When you’re a mom, some of the things that come out of your mouth may sound strange: “Don’t chew on Jesus,” “Will you just hurry up and poop?”, and “Stop putting chicken on your head!”, are some of my greatest hits.
As I was getting my daughter ready for bed the other night, thinking about what I wanted to read to her (praying she wouldn’t mention Minnie, as in The Mouse), the Beatitudes of Jesus came to mind. I realized then that I’ve spent so much time reading and singing to her and teaching her the things she will need to know to get on here–like letters and numbers, saying “thank you” and not littering–that I hadn’t focused much on the religious part of her education.
Thinking back, that’s exactly how my parents raised me. For them, church was something you needed if you were an ass.
When I was in high school in the nineties, a lot of kids were self-proclaimed “Jesus freaks,” wearing “True Love Waits” rings and WWJD bracelets. There was a lot of talk about the rapture and born-again virginity. Church was their social life, Praise and Worship music their vibe. Some of them even carried their Bibles around at school.
Just as Felicity (remember that WB show?) followed a boy to college, I, a freshman, followed a senior boy to his church. One evening, after service had ended, we sat in a pew as he led me through the salvation prayer, and I was like, “That’s it? Are you sure? It’s that easy?”
I had been expecting a feeling–a total transformation like Saul’s to Paul–and now I wonder when Jesus told Doubting Thomas that (and I paraphrase) blessed are they who don’t see but believe, that “see” could also apply to “feel.”
Four years later, I joined the Mormon Church. All the good feelings I had expected to feel when I had gotten saved, I felt then, but who isn’t going to feel good when they’re around so many friendly people who open their hearts and homes? Even though it’s been years since I sent my name to Salt Lake to be expunged (er, removed) from the records, I will admit that the Church made me a more spiritual person.
In the Church, I was taught that the glory of God is intelligence and yet, according to these same people, for those who had mental challenges, the devil could not touch them.
To my understanding, a lack of mental capacity (e.g. intelligence) saved a soul. It seems contradictory, and yet, it somehow makes sense to me.
As I gaze upon my child, I see that light and intelligence. She knows so much more than she communicates, which can be frustrating, but I have learned to overcome the need to explain why she is the way she is to people who don’t know her–to explain why she doesn’t respond when people ask her her name–but then, I have had several people who’ve taken one look at her and ask if she’s autistic.

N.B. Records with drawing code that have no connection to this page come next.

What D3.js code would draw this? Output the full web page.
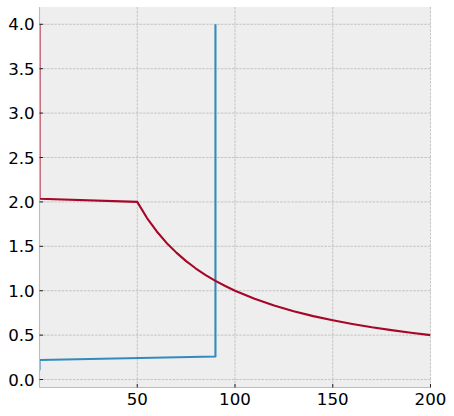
<!DOCTYPE html>
<html><head><meta charset="utf-8">
<script src="https://cdn.jsdelivr.net/npm/d3@7"></script>
<style>body{margin:0;background:#fff}svg{display:block}</style>
</head><body>
<svg id="c" width="454" height="416"></svg>
<script>
const xTicks = [50, 100, 150, 200];
const yTicks = [0, 0.5, 1.0, 1.5, 2.0, 2.5, 3.0, 3.5, 4.0];

const blueX = [0, 0, 90, 90];
const blueY = [0.105, 0.22, 0.26, 4.0];

const redX = [0, 0, 50, 55, 60, 65, 70, 75, 80, 85, 90, 95, 100, 110, 120, 130, 140, 150, 160, 170, 180, 190, 200];
const redY = [4.0, 2.035, 2.0, 1.818, 1.667, 1.538, 1.429, 1.333, 1.25, 1.176, 1.111, 1.053, 1.0, 0.909, 0.833, 0.769, 0.714, 0.667, 0.625, 0.588, 0.556, 0.526, 0.5];

const W = 454, H = 416;
const m = {l: 39.5, r: 430.5, t: 7, b: 387.5};
const svg = d3.select("#c");

const allY = blueY.concat(redY);
const lo = d3.min(allY), hi = d3.max(allY), pad = (hi - lo) * 0.05;
const x = d3.scaleLinear().domain([0, 200]).range([m.l, m.r]);
const y = d3.scaleLinear().domain([lo - pad, hi + pad]).range([m.b, m.t]);

svg.append("defs").append("clipPath").attr("id", "clip")
  .append("rect").attr("x", m.l).attr("y", m.t).attr("width", m.r - m.l).attr("height", m.b - m.t);

svg.append("rect").attr("x", m.l).attr("y", m.t).attr("width", m.r - m.l).attr("height", m.b - m.t).attr("fill", "#eeeeee");

const g = svg.append("g");
g.selectAll(".gx").data(xTicks).join("line")
  .attr("x1", d => x(d)).attr("x2", d => x(d)).attr("y1", m.t).attr("y2", m.b)
  .attr("stroke", "#b2b2b2").attr("stroke-width", 0.7).attr("stroke-dasharray", "2.6,1.1");
g.selectAll(".gy").data(yTicks).join("line")
  .attr("y1", d => y(d)).attr("y2", d => y(d)).attr("x1", m.l).attr("x2", m.r)
  .attr("stroke", "#b2b2b2").attr("stroke-width", 0.7).attr("stroke-dasharray", "2.6,1.1");

const line = d3.line().x(d => x(d[0])).y(d => y(d[1]));
const blue = blueX.map((v, i) => [v, blueY[i]]);
const red = redX.map((v, i) => [v, redY[i]]);
const lines = svg.append("g").attr("clip-path", "url(#clip)");
lines.append("path").attr("d", line(blue)).attr("fill", "none").attr("stroke", "#348ABD").attr("stroke-width", 2.1).attr("stroke-linejoin", "round");
lines.append("path").attr("d", line(red)).attr("fill", "none").attr("stroke", "#A60628").attr("stroke-width", 2.1).attr("stroke-linejoin", "round");

// spines
svg.append("line").attr("x1", m.l).attr("x2", m.l).attr("y1", m.t).attr("y2", m.b).attr("stroke", "#bcbcbc").attr("stroke-width", 1.1);
svg.append("line").attr("x1", m.l).attr("x2", m.r).attr("y1", m.b).attr("y2", m.b).attr("stroke", "#bcbcbc").attr("stroke-width", 1.1);

// ticks (inward)
svg.selectAll(".tx").data(xTicks).join("line")
  .attr("x1", d => x(d)).attr("x2", d => x(d)).attr("y1", m.b).attr("y2", m.b - 3.5)
  .attr("stroke", "#222").attr("stroke-width", 1);
svg.selectAll(".ty").data(yTicks).join("line")
  .attr("y1", d => y(d)).attr("y2", d => y(d)).attr("x1", m.l).attr("x2", m.l + 3.5)
  .attr("stroke", "#222").attr("stroke-width", 1);

const font = "'DejaVu Sans', sans-serif";
svg.selectAll(".lx").data(xTicks).join("text")
  .attr("x", d => x(d)).attr("y", 405.3).attr("text-anchor", "middle")
  .attr("font-family", font).attr("font-size", 16.67).attr("fill", "#000")
  .text(d => d3.format("d")(d));
svg.selectAll(".ly").data(yTicks).join("text")
  .attr("x", 34.7).attr("y", d => y(d)).attr("dy", "0.36em").attr("text-anchor", "end")
  .attr("font-family", font).attr("font-size", 16.67).attr("fill", "#000")
  .text(d => d3.format(".1f")(d));
</script>
</body></html>
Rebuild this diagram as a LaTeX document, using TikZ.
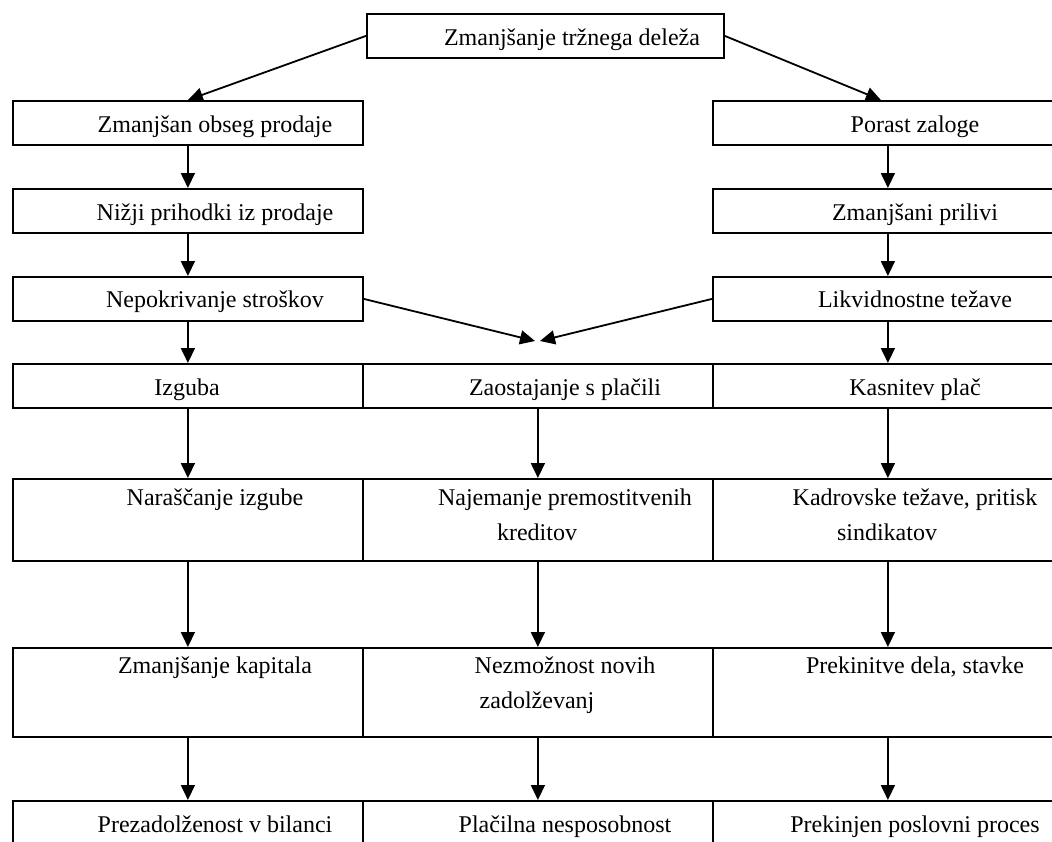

I may never know how much she understands, but I do know that I will teach her everything I know and believe, whether it’s that adverbs are the enemy of good writing or that respect doesn’t have to be earned but it can be lost. (You don’t disrespect people until they “earn” your respect.)
I’ve striven so much to give her a magical childhood through imagination and storytelling. (Children’s author, Nancy Tillman, is a master at this.) Nearly every night, since my mom passed from this earth, I ask my daughter to tell Grandma “good-night” and “I love you” and to blow her a kiss. And then I seemingly catch that kiss in midair, letting her open my hand and take it; sometimes I place my palm on the crown of her head–a blessing from Heaven.
Of course, I don’t really know how things work up there, but part of parenting, for me, has always been teaching truths with just a pinch of magic.
C.S. Lewis did that very thing with his Narnia series, just as I will someday do with mine.